» JOB
Copy from the first line below down to and including the line with "const nmdsYTicks = [-1.0, -0.5, 0.0, 0.5, 1.0];". Skip the pictures.

§ §

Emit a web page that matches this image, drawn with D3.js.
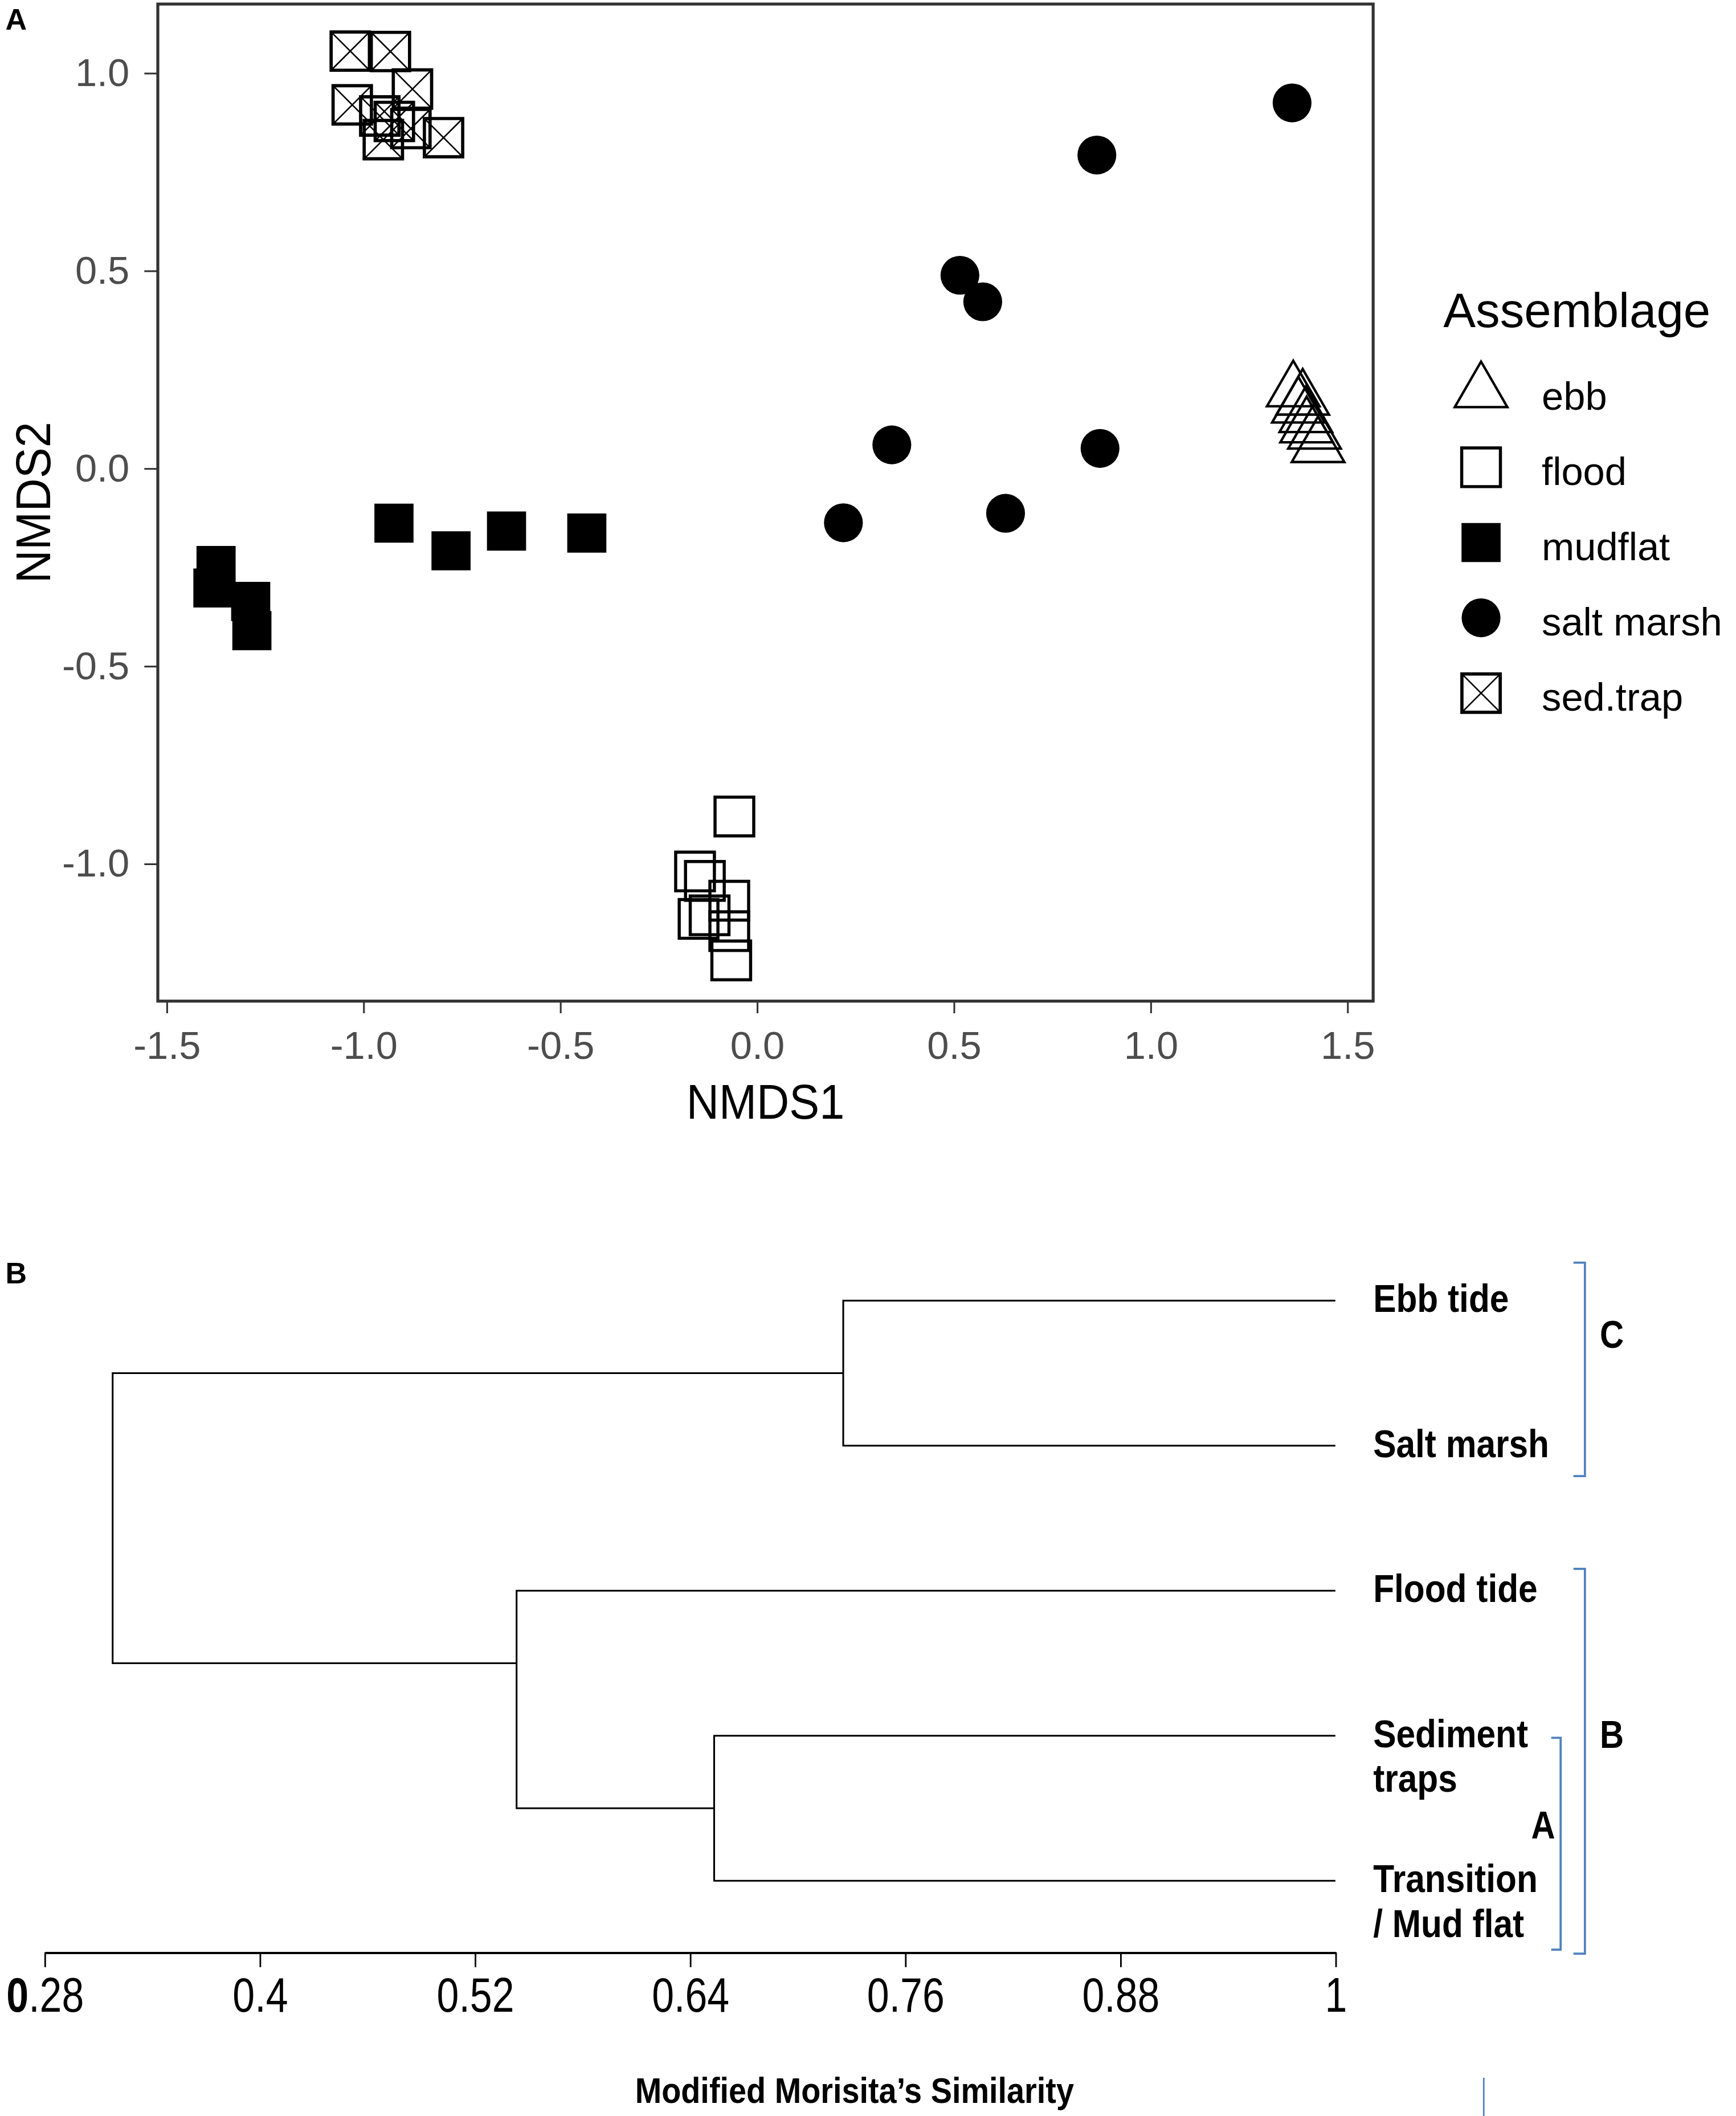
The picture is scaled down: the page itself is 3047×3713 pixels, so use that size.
<!DOCTYPE html>
<html>
<head>
<meta charset="utf-8">
<script src="https://cdn.jsdelivr.net/npm/d3@7"></script>
<style>
  html, body { margin: 0; padding: 0; background: #fff; overflow: hidden; }
  svg { display: block; }
  text { font-family: "Liberation Sans", Arial, Helvetica, sans-serif; }
</style>
</head>
<body>
<div id="chart"></div>
<script>
// ---------- Panel A: NMDS scores ----------
const assemblages = ["ebb", "flood", "mudflat", "salt marsh", "sed.trap"];

const ebbNMDS1 = [1.363, 1.387, 1.376, 1.395, 1.397, 1.417, 1.426];
const ebbNMDS2 = [0.195, 0.174, 0.154, 0.130, 0.104, 0.088, 0.054];

const floodNMDS1 = [-0.057, -0.157, -0.132, -0.070, -0.148, -0.120, -0.070, -0.065];
const floodNMDS2 = [-0.881, -1.020, -1.044, -1.094, -1.140, -1.131, -1.171, -1.245];

const mudflatNMDS1 = [-1.374, -1.382, -1.286, -1.283, -0.922, -0.777, -0.636, -0.432];
const mudflatNMDS2 = [-0.246, -0.303, -0.337, -0.411, -0.139, -0.209, -0.159, -0.164];

const saltNMDS1 = [1.360, 0.864, 0.516, 0.574, 0.343, 0.872, 0.220, 0.632];
const saltNMDS2 = [0.924, 0.792, 0.488, 0.421, 0.059, 0.050, -0.138, -0.114];

const sedNMDS1 = [-1.033, -0.931, -0.875, -1.028, -0.958, -0.949, -0.879, -0.796, -0.921];
const sedNMDS2 = [1.055, 1.054, 0.959, 0.919, 0.891, 0.831, 0.859, 0.836, 0.877];

const xLimits = [-1.522, 1.566];
const yLimits = [-1.348, 1.174];
const nmdsXTicks = [-1.5, -1.0, -0.5, 0.0, 0.5, 1.0, 1.5];
const nmdsYTicks = [-1.0, -0.5, 0.0, 0.5, 1.0];

// ---------- Panel B: dendrogram (Modified Morisita similarity) ----------
const leafLabels = [["Ebb tide"], ["Salt marsh"], ["Flood tide"], ["Sediment", "traps"], ["Transition", "/ Mud flat"]];
// merges like R hclust: negative = leaf (1-based), positive = earlier merge (1-based)
const mergePairs = [[-1, -2], [-4, -5], [-3, 2], [1, 3]];
const mergeSimilarity = [0.7255, 0.6535, 0.5433, 0.318];
const simTicks = [0.28, 0.4, 0.52, 0.64, 0.76, 0.88, 1];
const simTickLabels = ["0.28", "0.4", "0.52", "0.64", "0.76", "0.88", "1"];
const groupNames = ["C", "B", "A"];
const groupFrom = [0, 2, 3];
const groupTo = [1, 4, 4];

// ---------- setup ----------
const W = 1287, H = 1568.3;
const font = '"Liberation Sans", Arial, Helvetica, sans-serif';
const blue = "#4f81bd";

const svg = d3.select("#chart").append("svg")
    .attr("width", 3047)
    .attr("height", 3713)
    .attr("viewBox", `0 0 ${W} ${H}`);

svg.append("rect").attr("width", W).attr("height", H).attr("fill", "#fff");

// text helper: allows horizontal squeeze like the source image
function addText(parent, x, y, str, o) {
    const t = parent.append("text")
        .attr("transform", `translate(${x},${y})${o.rotate ? " rotate(" + o.rotate + ")" : ""} scale(${o.sx || 1},1)`)
        .attr("font-size", o.size)
        .attr("font-weight", o.bold ? "bold" : "normal")
        .attr("fill", o.fill || "#000")
        .attr("text-anchor", o.anchor || "start")
        .text(str);
    return t;
}

// ===================== Panel A =====================
const box = {left: 117, right: 1018, top: 3, bottom: 742};

const x = d3.scaleLinear().domain(xLimits).range([box.left, box.right]);
const y = d3.scaleLinear().domain(yLimits).range([box.bottom, box.top]);

addText(svg, 4, 22, "A", {size: 22, bold: true});

// Axes
const fmt1 = d => d.toFixed(1);
const gx = svg.append("g")
    .attr("transform", `translate(0,${box.bottom})`)
    .call(d3.axisBottom(x).tickValues(nmdsXTicks).tickFormat(fmt1).tickSize(9).tickPadding(13).tickSizeOuter(0));
const gy = svg.append("g")
    .attr("transform", `translate(${box.left},0)`)
    .call(d3.axisLeft(y).tickValues(nmdsYTicks).tickFormat(fmt1).tickSize(10).tickPadding(11).tickSizeOuter(0));

[gx, gy].forEach(g => {
    g.select(".domain").remove();
    g.attr("font-family", font).attr("font-size", 29);
    g.selectAll(".tick line").attr("stroke", "#333").attr("stroke-width", 1.3);
    g.selectAll(".tick text").attr("fill", "#4d4d4d");
});

// Panel border
svg.append("rect")
    .attr("x", box.left).attr("y", box.top)
    .attr("width", box.right - box.left).attr("height", box.bottom - box.top)
    .attr("fill", "none").attr("stroke", "#333").attr("stroke-width", 2.2);

// Axis titles
addText(svg, (box.left + box.right) / 2, 829, "NMDS1", {size: 36, sx: 0.93, anchor: "middle"});
addText(svg, 37, (box.top + box.bottom) / 2, "NMDS2", {size: 36, sx: 0.95, anchor: "middle", rotate: -90});

// Shape drawing per assemblage
const triSide = 39;
function drawShape(g, name) {
    if (name === "ebb") {
        g.append("path")
            .attr("d", d3.symbol(d3.symbolTriangle, triSide * triSide * Math.sqrt(3) / 4)())
            .attr("fill", "none").attr("stroke", "#000").attr("stroke-width", 1.8);
    } else if (name === "flood") {
        g.append("path")
            .attr("d", d3.symbol(d3.symbolSquare, 28.7 * 28.7)())
            .attr("fill", "none").attr("stroke", "#000").attr("stroke-width", 2.3);
    } else if (name === "mudflat") {
        g.append("path")
            .attr("d", d3.symbol(d3.symbolSquare, 29 * 29)())
            .attr("fill", "#000");
    } else if (name === "salt marsh") {
        g.append("path")
            .attr("d", d3.symbol(d3.symbolCircle, Math.PI * 14.4 * 14.4)())
            .attr("fill", "#000");
    } else {
        const h = 14.2;
        g.append("path")
            .attr("d", d3.symbol(d3.symbolSquare, (2 * h) * (2 * h))())
            .attr("fill", "none").attr("stroke", "#000").attr("stroke-width", 2.4);
        g.append("path")
            .attr("d", `M${-h},${-h}L${h},${h}M${-h},${h}L${h},${-h}`)
            .attr("fill", "none").attr("stroke", "#000").attr("stroke-width", 1.1);
    }
}

// Build point table from the arrays
const seriesX = [ebbNMDS1, floodNMDS1, mudflatNMDS1, saltNMDS1, sedNMDS1];
const seriesY = [ebbNMDS2, floodNMDS2, mudflatNMDS2, saltNMDS2, sedNMDS2];
const points = [];
assemblages.forEach((name, i) => {
    seriesX[i].forEach((v, j) => points.push({group: name, n1: v, n2: seriesY[i][j]}));
});

svg.append("g").selectAll("g.pt")
    .data(points)
    .join("g")
    .attr("class", "pt")
    .attr("transform", d => `translate(${x(d.n1)},${y(d.n2)})`)
    .each(function(d) { drawShape(d3.select(this), d.group); });

// Legend
const legend = svg.append("g");
addText(legend, 1070, 242.6, "Assemblage", {size: 36});
const legendY = d3.scaleLinear().domain([0, assemblages.length - 1]).range([290.5, 513.7]);
assemblages.forEach((name, i) => {
    const row = legend.append("g").attr("transform", `translate(1098,${legendY(i)})`);
    drawShape(row, name);
    addText(legend, 1143, legendY(i) + 13, name, {size: 29});
});

// ===================== Panel B =====================
addText(svg, 4, 951, "B", {size: 22, bold: true});

const xB = d3.scaleLinear().domain([0.28, 1]).range([33, 990]);
const yB = d3.scaleLinear().domain([0, leafLabels.length - 1]).range([964, 1394]);

// node position: leaves at their index, merges between first leaves of children
function firstLeaf(id) {
    if (id < 0) return -id - 1;
    return firstLeaf(mergePairs[id - 1][0]);
}
function nodePos(id) {
    if (id < 0) return -id - 1;
    const [a, b] = mergePairs[id - 1];
    return (firstLeaf(a) + firstLeaf(b)) / 2 + (a < 0 && b < 0 ? 0 : 0);
}
function nodeSim(id) {
    return id < 0 ? 1 : mergeSimilarity[id - 1];
}

const dendro = svg.append("g")
    .attr("fill", "none").attr("stroke", "#000").attr("stroke-width", 1.3);

mergePairs.forEach((pair, k) => {
    const nx = xB(mergeSimilarity[k]);
    const [a, b] = pair;
    const p = d3.path();
    p.moveTo(xB(nodeSim(a)), yB(nodePos(a)));
    p.lineTo(nx, yB(nodePos(a)));
    p.lineTo(nx, yB(nodePos(b)));
    p.lineTo(xB(nodeSim(b)), yB(nodePos(b)));
    dendro.append("path").attr("d", p.toString());
});

// Leaf labels
leafLabels.forEach((lines, i) => {
    lines.forEach((ln, j) => {
        addText(svg, 1018, yB(i) + 8.5 + j * 33, ln, {size: 29, bold: true, sx: 0.88});
    });
});

// Similarity axis
const gb = svg.append("g")
    .attr("transform", "translate(0,1447)")
    .call(d3.axisBottom(xB).tickValues(simTicks).tickFormat((d, i) => simTickLabels[i])
        .tickSize(11).tickPadding(7.5).tickSizeOuter(0));
gb.attr("font-family", font).attr("font-size", 36);
gb.select(".domain").attr("stroke", "#000").attr("stroke-width", 1.6);
gb.selectAll(".tick line").attr("stroke", "#000").attr("stroke-width", 1.2);
gb.selectAll(".tick text").attr("fill", "#000").attr("transform", "scale(0.82,1)");
gb.selectAll(".tick text").filter((d, i) => i === 0).each(function(d, i) {
    const t = d3.select(this);
    const s = t.text();
    t.text(null);
    t.append("tspan").attr("font-weight", "bold").text(s.charAt(0));
    t.append("tspan").text(s.slice(1));
});

addText(svg, 633.5, 1558.7, "Modified Morisita\u2019s Similarity", {size: 26.5, bold: true, sx: 0.89, anchor: "middle"});

// Group brackets (blue)
const bracketLayout = {
    C: {x: 1175, top: -28.2, bottom: 22.5, tick: 8.5, lx: 1186, ly: 999, anchor: "start"},
    B: {x: 1175, top: -16.2, bottom: 54, tick: 8.5, lx: 1186, ly: 1295.6, anchor: "start"},
    A: {x: 1157, top: 1.5, bottom: 51, tick: 7, lx: 1153, ly: 1362.5, anchor: "end"}
};
groupNames.forEach((name, i) => {
    const L = bracketLayout[name];
    const y0 = yB(groupFrom[i]) + L.top, y1 = yB(groupTo[i]) + L.bottom;
    svg.append("path")
        .attr("d", `M${L.x - L.tick},${y0}H${L.x}V${y1}H${L.x - L.tick}`)
        .attr("fill", "none").attr("stroke", blue).attr("stroke-width", 1.6);
    addText(svg, L.lx, L.ly, name, {size: 29, bold: true, sx: 0.85, anchor: L.anchor});
});

// stray blue rule at the bottom edge of the source figure
svg.append("line")
    .attr("x1", 1100).attr("x2", 1100).attr("y1", 1540).attr("y2", H)
    .attr("stroke", blue).attr("stroke-width", 1.2);
</script>
</body>
</html>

§ §

» TASK OUTPUT
Emit a web page that matches this image, drawn with D3.js.
The picture is scaled down: the page itself is 3047×3713 pixels, so use that size.
<!DOCTYPE html>
<html>
<head>
<meta charset="utf-8">
<script src="https://cdn.jsdelivr.net/npm/d3@7"></script>
<style>
  html, body { margin: 0; padding: 0; background: #fff; overflow: hidden; }
  svg { display: block; }
  text { font-family: "Liberation Sans", Arial, Helvetica, sans-serif; }
</style>
</head>
<body>
<div id="chart"></div>
<script>
// ---------- Panel A: NMDS scores ----------
const assemblages = ["ebb", "flood", "mudflat", "salt marsh", "sed.trap"];

const ebbNMDS1 = [1.363, 1.387, 1.376, 1.395, 1.397, 1.417, 1.426];
const ebbNMDS2 = [0.195, 0.174, 0.154, 0.130, 0.104, 0.088, 0.054];

const floodNMDS1 = [-0.057, -0.157, -0.132, -0.070, -0.148, -0.120, -0.070, -0.065];
const floodNMDS2 = [-0.881, -1.020, -1.044, -1.094, -1.140, -1.131, -1.171, -1.245];

const mudflatNMDS1 = [-1.374, -1.382, -1.286, -1.283, -0.922, -0.777, -0.636, -0.432];
const mudflatNMDS2 = [-0.246, -0.303, -0.337, -0.411, -0.139, -0.209, -0.159, -0.164];

const saltNMDS1 = [1.360, 0.864, 0.516, 0.574, 0.343, 0.872, 0.220, 0.632];
const saltNMDS2 = [0.924, 0.792, 0.488, 0.421, 0.059, 0.050, -0.138, -0.114];

const sedNMDS1 = [-1.033, -0.931, -0.875, -1.028, -0.958, -0.949, -0.879, -0.796, -0.921];
const sedNMDS2 = [1.055, 1.054, 0.959, 0.919, 0.891, 0.831, 0.859, 0.836, 0.877];

const xLimits = [-1.522, 1.566];
const yLimits = [-1.348, 1.174];
const nmdsXTicks = [-1.5, -1.0, -0.5, 0.0, 0.5, 1.0, 1.5];
const nmdsYTicks = [-1.0, -0.5, 0.0, 0.5, 1.0];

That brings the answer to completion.